Ebenso demonstrativ reichten russische Duma-Abgeordnete der Partei „Gerechtes Russland“ gestern einen Gesetzentwurf ein, der es erleichtert, neue Regionen ins russische Staatsgebiet aufzunehmen. Ein weiterer Entwurf soll die Ausgabe russischer Pässe an ukrainische Bürger erleichtern. Gleichzeitig beteuerte der kremlnahe Politologe Alexei Muchin, Russland werde alle internationalen Verträge und Normen einhalten. 1994 hat sich Russland wie die anderen Atommächte bereit erklärt, die territoriale Souveränität der Ukraine zu garantieren, die ihrerseits auf ihre Kernwaffen verzichtete.

Widersprüchliches aus Moskau

Am Morgen hatte ein Sprecher des russischen Präsidenten Putin verkündet, man werde die wirtschaftlichen Kontakte zu den „ukrainischen Partnern“ fortführen. Einen noch Janukowitsch gewährten Kredit über 15 Milliarden Dollar hat Moskau eingefroren.

Viele Beobachter in Moskau und Kiew glauben, Russland fahre künftig eine doppelte Politik gegenüber der Ukraine. Offiziell werde man korrekte Kooperation veranstalten, dabei aber mit allen Mitteln versuchen, den Maidan-Revolutionären in Kiew ihren Sieg zu verderben.

Anschluss an Russland?

„Der Kreml wird öffentlich versichern, er respektiere die territoriale Unantastbarkeit der Ukraine“, sagt der Politologe Alexander Morosow. „Gleichzeitig wird der Druck auf die Krim weitergehen, Duma-Abgeordnete in Massen auf der Krim landen und Freiwilligenverbände aufgestellt werden.“ Kiew solle seinen Einfluss auf die schon jetzt autonome Krim möglichst verlieren. Oder wie Janukowitsch gestern sagte: „Das ist die natürliche Reaktion auf den Putsch der Banditen in Kiew. Die Menschen auf der Krim gehorchen den Nationalisten nicht, bilden Volkswehren, um ihre Häuser zu Familien zu beschützen.“ Aber natürlich müsse die Krim im ukrainischen Staat verbleiben.

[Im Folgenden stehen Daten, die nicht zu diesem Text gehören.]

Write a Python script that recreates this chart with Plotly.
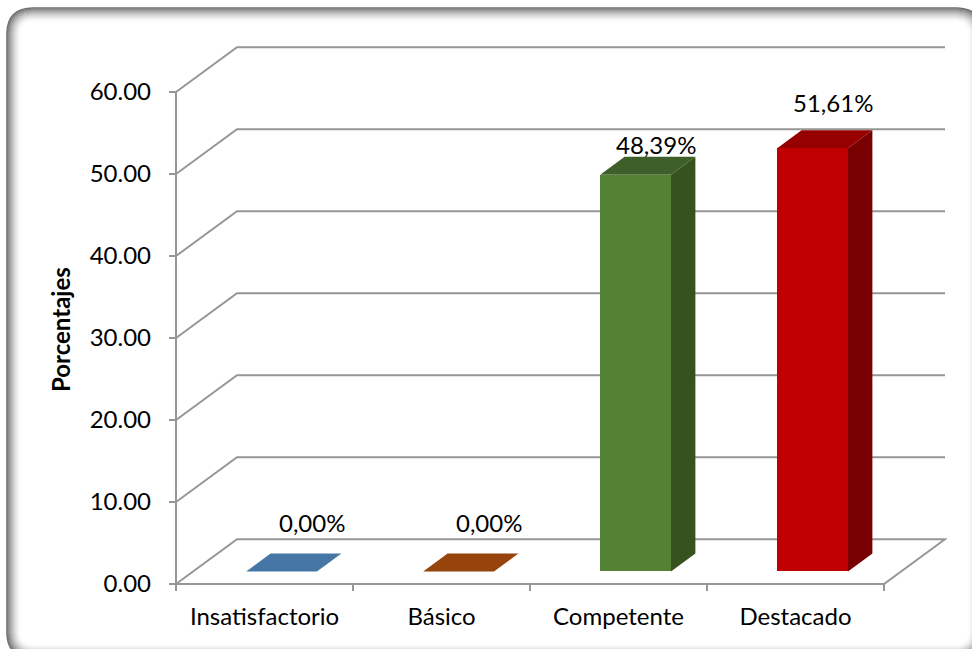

Politologe Morosow dagegen glaubt, Moskau habe noch ganz andere Pläne in der Schublade. Je nachdem, welchen Widerstand vor allem die internationale Gemeinschaft leiste, sei sogar ein „Anschluss“ an Russland möglich, so wie 1936 der Österreichs an Hitlerdeutschland. „Die patriotische Begeisterung in Russland wird riesig sein.“ Wladimir Putins politische Herrschaft sei dann für 20 Jahre gesichert.